§ Goal of the exercise
Report how many lines hold the string "that". Give the number and nothing else.
══════════
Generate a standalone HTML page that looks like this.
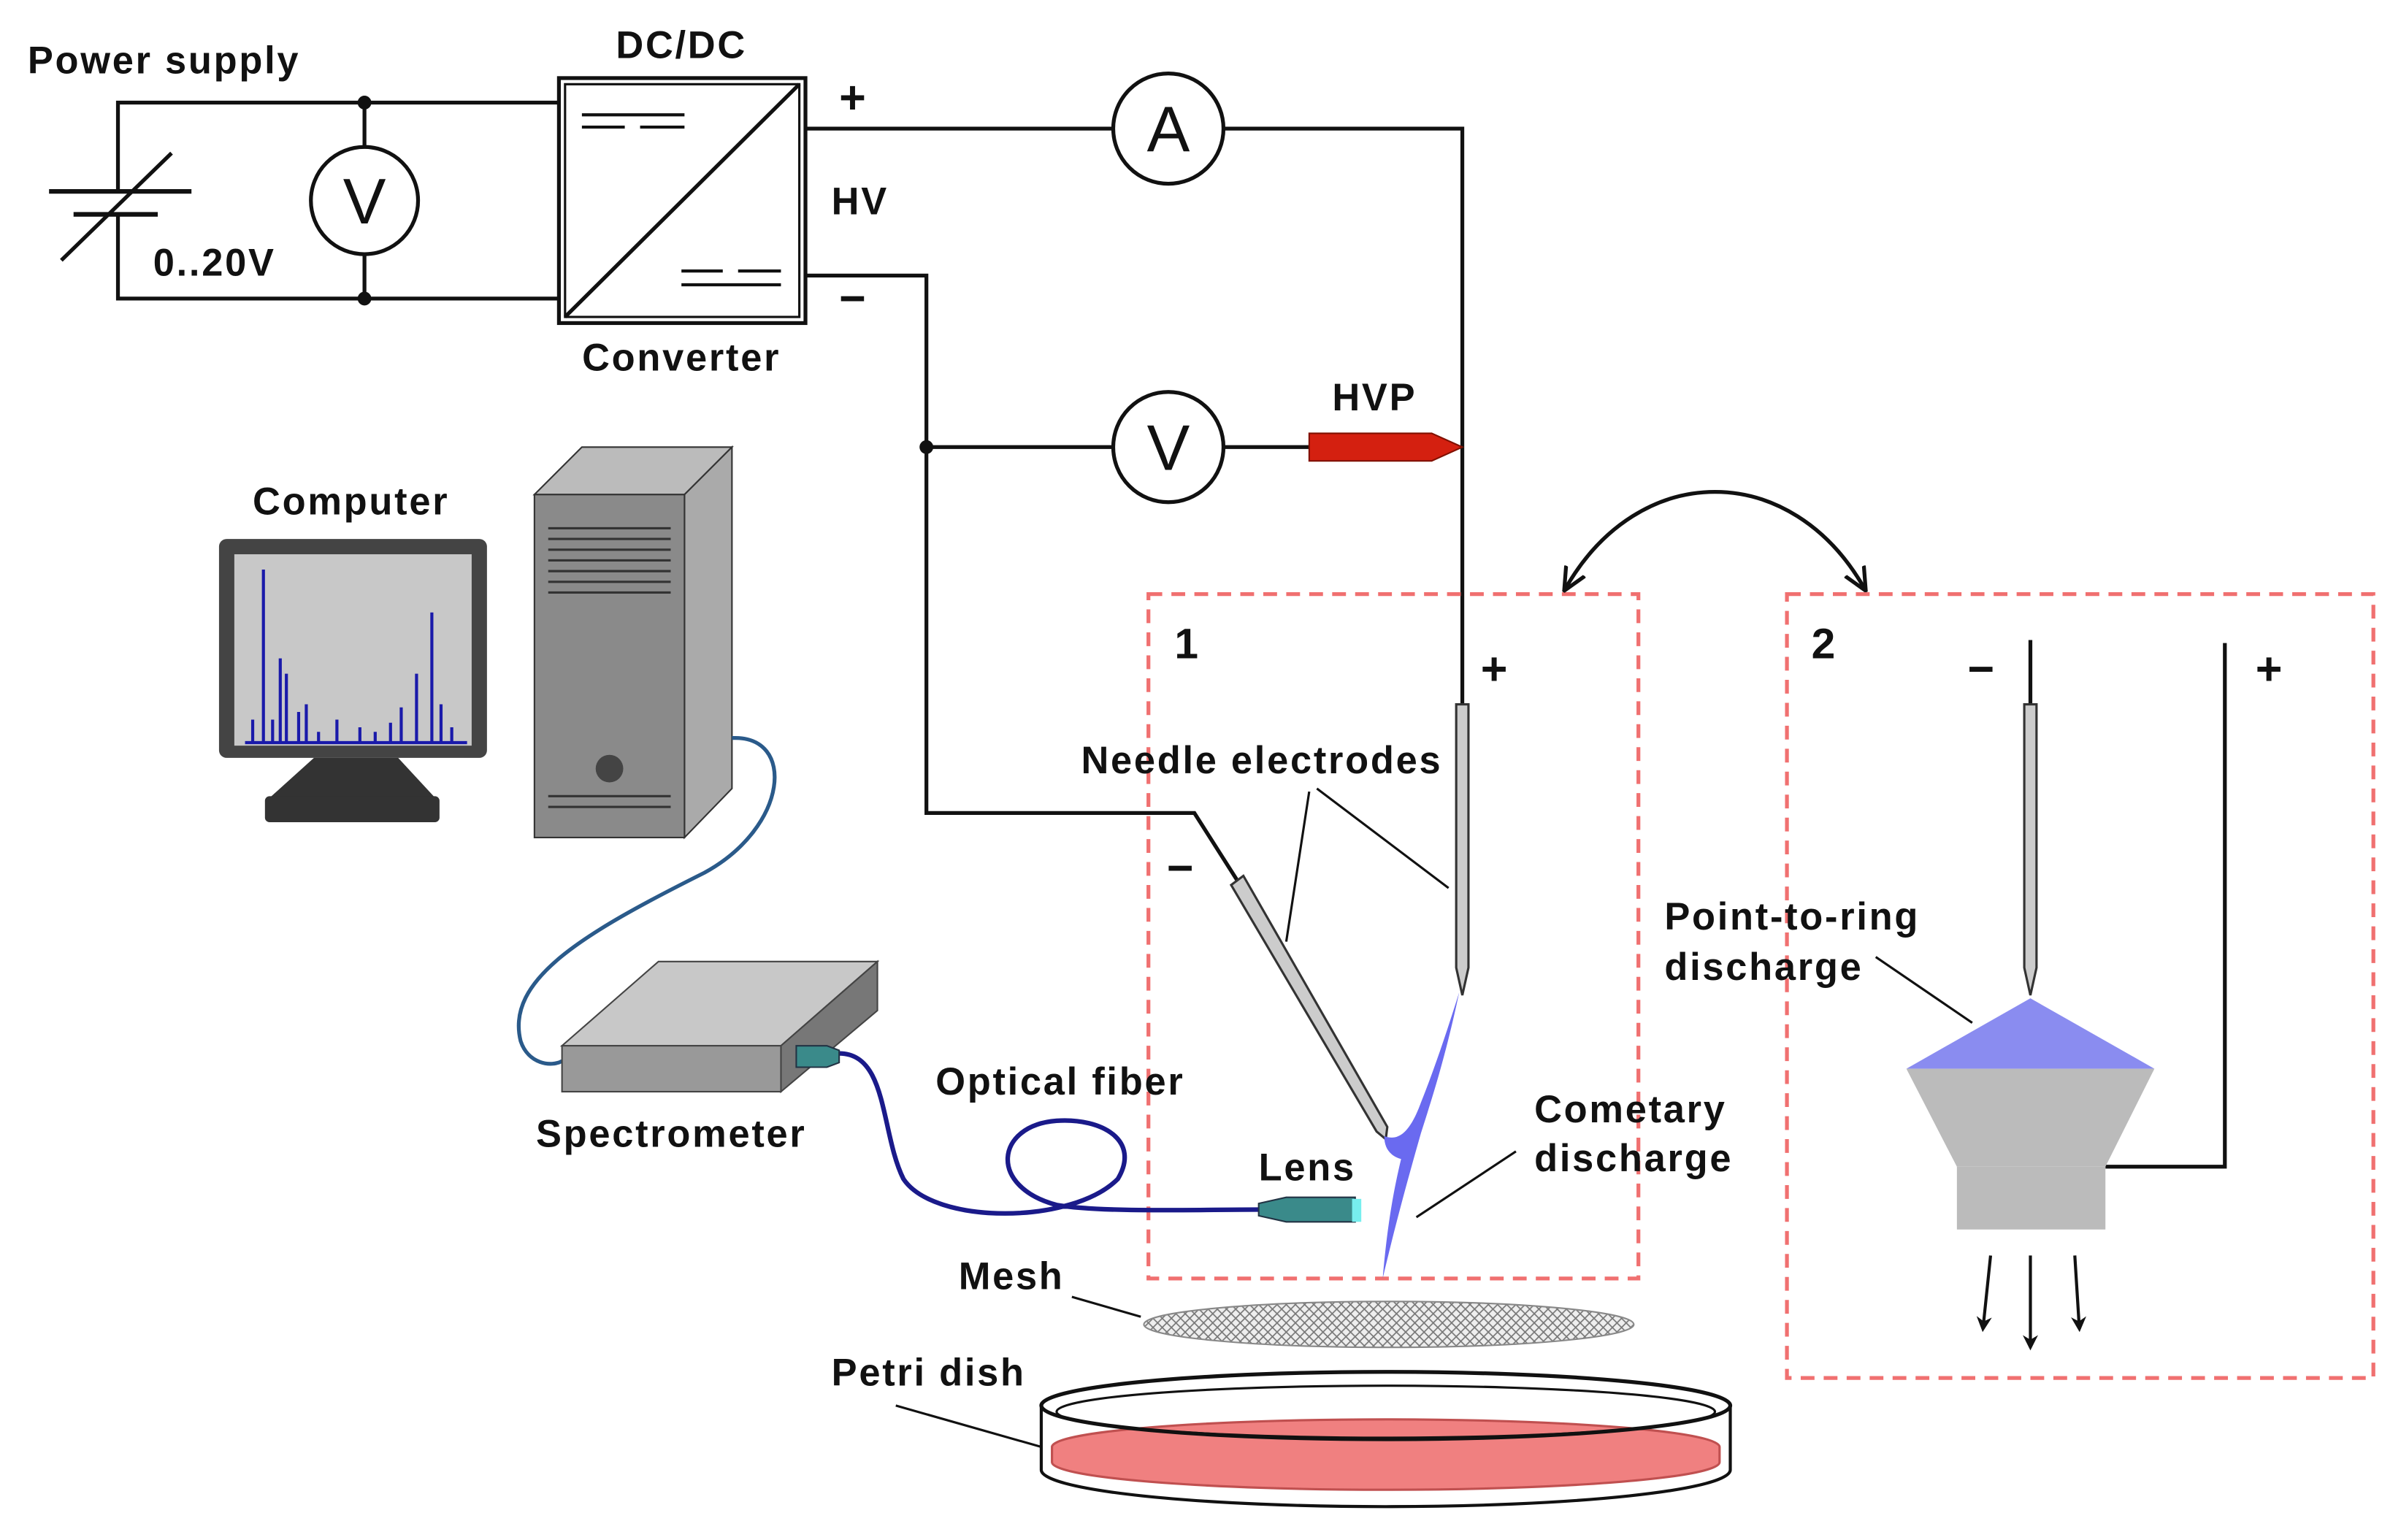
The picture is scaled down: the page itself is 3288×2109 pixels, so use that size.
<!DOCTYPE html>
<html><head><meta charset="utf-8"><style>
html,body{margin:0;padding:0;background:#fff;}
svg{display:block;}
text{font-family:"Liberation Sans",Arial,sans-serif;font-weight:bold;font-size:25px;letter-spacing:1.3px;fill:#111;}
</style></head><body>
<svg width="3288" height="2109" viewBox="0 0 1568 1005.8" xmlns="http://www.w3.org/2000/svg">
<defs>
<pattern id="hatch" width="6" height="6" patternUnits="userSpaceOnUse">
<rect width="6" height="6" fill="#eee"/>
<path d="M0,6 L6,0 M0,0 L6,6" stroke="#777" stroke-width="0.8"/>
</pattern>
<marker id="ah" markerWidth="10" markerHeight="10" refX="8" refY="5" orient="auto" markerUnits="userSpaceOnUse">
<path d="M0,0 L10,5 L0,10 L3,5 Z" fill="#111"/></marker>
<marker id="ah2" markerWidth="16" markerHeight="16" refX="14" refY="8" orient="auto-start-reverse" markerUnits="userSpaceOnUse">
<path d="M0,1 L15,8 L0,15" fill="none" stroke="#111" stroke-width="2.5"/></marker>
</defs>
<g stroke="#111" stroke-width="2.5" fill="none">
<path d="M365,67 H77 V125 M77,140 V195 H365"/>
<path d="M32,125 H125" stroke-width="3"/>
<path d="M48,140 H103" stroke-width="3"/>
<path d="M40,170 L112,100" />
<path d="M238,67 V96 M238,166 V195"/>
<circle cx="238" cy="131" r="35" fill="#fff"/>
<rect x="365" y="51" width="161" height="160"/>
<rect x="369" y="55" width="153" height="152" stroke-width="1.5"/>
<path d="M369,207 L522,55"/>
<path d="M380,75 H447 M380,83 H408 M418,83 H447" stroke-width="2"/>
<path d="M445,177 H472 M482,177 H510 M445,186 H510" stroke-width="2"/>
<path d="M526,84 H727 M799,84 H955 V460"/>
<circle cx="763" cy="84" r="36" fill="#fff"/>
<path d="M526,180 H605 V531 H780 L808,575"/>
<path d="M605,292 H727 M799,292 H855"/>
<circle cx="763" cy="292" r="36" fill="#fff"/>
</g>
<circle cx="238" cy="67" r="4.5" fill="#111"/>
<circle cx="238" cy="195" r="4.5" fill="#111"/>
<circle cx="605" cy="292" r="4.5" fill="#111"/>
<text x="238" y="146" text-anchor="middle" style="font-weight:normal;font-size:42px;letter-spacing:0">V</text>
<text x="763" y="99" text-anchor="middle" style="font-weight:normal;font-size:42px;letter-spacing:0">A</text>
<text x="763" y="307" text-anchor="middle" style="font-weight:normal;font-size:42px;letter-spacing:0">V</text>
<path d="M855,283 H935 L955,292 L935,301 H855 Z" fill="#d42010" stroke="#801000" stroke-width="1"/>
<text x="18" y="48">Power supply</text>
<text x="100" y="180">0..20V</text>
<text x="445" y="38" text-anchor="middle">DC/DC</text>
<text x="445" y="242" text-anchor="middle">Converter</text>
<text x="548" y="74" style="font-size:30px">+</text>
<text x="543" y="140">HV</text>
<text x="548" y="205" style="font-size:30px">−</text>
<text x="870" y="268">HVP</text>
<rect x="750" y="388" width="320" height="447" fill="none" stroke="#f07070" stroke-width="2.5" stroke-dasharray="9,6"/>
<text x="767" y="430" style="font-size:28px">1</text>
<text x="967" y="447" style="font-size:30px">+</text>
<text x="762" y="577" style="font-size:30px">−</text>
<path d="M951,460 H959 V632 L955,650 L951,632 Z" fill="#ccc" stroke="#333" stroke-width="1.5"/>
<path d="M804,578 L812,572 L906,736 L905,744 L899,739 Z" fill="#ccc" stroke="#333" stroke-width="1.5"/>
<path d="M953,648 C944,690 936,715 928,740 C918,775 910,805 903,835 C906,800 910,778 915,757 C908,755 904,750 904,742 C912,745 920,742 928,720 C938,695 946,670 953,648 Z" fill="#6a6af0"/>
<path d="M855,517 L840,615 M860,515 L946,580" stroke="#111" stroke-width="1.5" fill="none"/>
<text x="706" y="505">Needle electrodes</text>
<text x="1002" y="733">Cometary</text>
<text x="1002" y="765">discharge</text>
<path d="M990,752 L925,795" stroke="#111" stroke-width="1.5"/>
<path d="M1022,385 C1070,300 1170,300 1218,385" fill="none" stroke="#111" stroke-width="2.5" marker-start="url(#ah2)" marker-end="url(#ah2)"/>
<rect x="1167" y="388" width="383" height="512" fill="none" stroke="#f07070" stroke-width="2.5" stroke-dasharray="9,6"/>
<text x="1183" y="430" style="font-size:28px">2</text>
<text x="1285" y="447" style="font-size:30px">−</text>
<text x="1473" y="447" style="font-size:30px">+</text>
<path d="M1326,418 V460" stroke="#111" stroke-width="2.5"/>
<path d="M1322,460 H1330 V632 L1326,650 L1322,632 Z" fill="#ccc" stroke="#333" stroke-width="1.5"/>
<path d="M1453,420 V762 H1375" fill="none" stroke="#111" stroke-width="2.5"/>
<path d="M1326,652 L1407,698 L1245,698 Z" fill="#8a8cf0"/>
<path d="M1245,698 L1407,698 L1375,762 L1278,762 Z" fill="#bbb"/>
<rect x="1278" y="762" width="97" height="41" fill="#bbb"/>
<g stroke="#111" stroke-width="2" marker-end="url(#ah)">
<path d="M1300,820 L1295,868"/><path d="M1326,820 L1326,880"/><path d="M1355,820 L1358,868"/>
</g>
<text x="1087" y="607">Point-to-ring</text>
<text x="1087" y="640">discharge</text>
<path d="M1225,625 L1288,668" stroke="#111" stroke-width="1.5"/>
<ellipse cx="907" cy="865" rx="160" ry="15" fill="url(#hatch)" stroke="#888" stroke-width="1"/>
<text x="626" y="842">Mesh</text>
<path d="M700,847 L745,860" stroke="#111" stroke-width="1.5"/>
<path d="M680,918 V960 A225,24 0 0 0 1130,960 V918" fill="#fff" stroke="#111" stroke-width="2"/>
<path d="M687,945 A218,18 0 0 1 1123,945 V955 A218,18 0 0 1 687,955 Z" fill="#f08080" stroke="#c05050" stroke-width="1.5"/>
<ellipse cx="905" cy="918" rx="225" ry="22" fill="none" stroke="#111" stroke-width="2.5"/>
<ellipse cx="905" cy="922" rx="215" ry="17" fill="none" stroke="#111" stroke-width="1.5"/>
<text x="543" y="905">Petri dish</text>
<path d="M585,918 L680,945" stroke="#111" stroke-width="1.5"/>
<text x="165" y="336">Computer</text>
<rect x="143" y="352" width="175" height="143" rx="5" fill="#444"/>
<rect x="153" y="362" width="155" height="125" fill="#c8c8c8"/>
<path d="M160,485 H305 M172,485 V372 M183,485 V430 M187,485 V440 M165,485 V470 M195,485 V465 M200,485 V460 M220,485 V470 M235,485 V475 M262,485 V462 M272,485 V440 M282,485 V400 M288,485 V460 M295,485 V475 M178,485 V470 M208,485 V478 M245,485 V478 M255,485 V472" stroke="#1a1aaa" stroke-width="2"/>
<path d="M205,495 H260 L285,522 H175 Z" fill="#333"/>
<rect x="173" y="520" width="114" height="17" rx="3" fill="#333"/>
<path d="M349,323 L380,292 H478 L447,323 Z" fill="#bbb" stroke="#333" stroke-width="1"/>
<path d="M447,323 L478,292 V515 L447,547 Z" fill="#aaa" stroke="#333" stroke-width="1"/>
<rect x="349" y="323" width="98" height="224" fill="#8a8a8a" stroke="#333" stroke-width="1"/>
<path d="M358,345 H438 M358,352 H438 M358,359 H438 M358,366 H438 M358,373 H438 M358,380 H438 M358,387 H438 M358,520 H438 M358,527 H438" stroke="#333" stroke-width="1.5"/>
<circle cx="398" cy="502" r="9" fill="#444"/>
<path d="M478,482 C520,480 515,540 460,570 C380,610 330,640 340,680 C345,695 360,697 367,693" fill="none" stroke="#2a5a8a" stroke-width="2.5"/>
<path d="M367,683 L430,628 H573 L510,683 Z" fill="#c8c8c8" stroke="#444" stroke-width="1"/>
<path d="M510,683 L573,628 V660 L510,713 Z" fill="#777" stroke="#444" stroke-width="1"/>
<rect x="367" y="683" width="143" height="30" fill="#999" stroke="#444" stroke-width="1"/>
<text x="350" y="749">Spectrometer</text>
<path d="M548,688 C580,688 575,740 590,770 C610,800 700,800 730,770 C745,745 720,730 690,732 C650,735 645,775 690,787 C720,792 780,790 822,790" fill="none" stroke="#1a1a8a" stroke-width="3"/>
<path d="M520,683 H540 L548,686 V694 L540,697 H520 Z" fill="#3a8a8a" stroke="#234" stroke-width="1"/>
<path d="M822,786 L840,782 H885 V798 H840 L822,794 Z" fill="#3a8a8a" stroke="#234" stroke-width="1"/>
<rect x="883" y="783" width="6" height="15" fill="#7ee"/>
<text x="611" y="715">Optical fiber</text>
<text x="822" y="771">Lens</text>
</svg>
</body></html>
══════════
§ Exercise result
2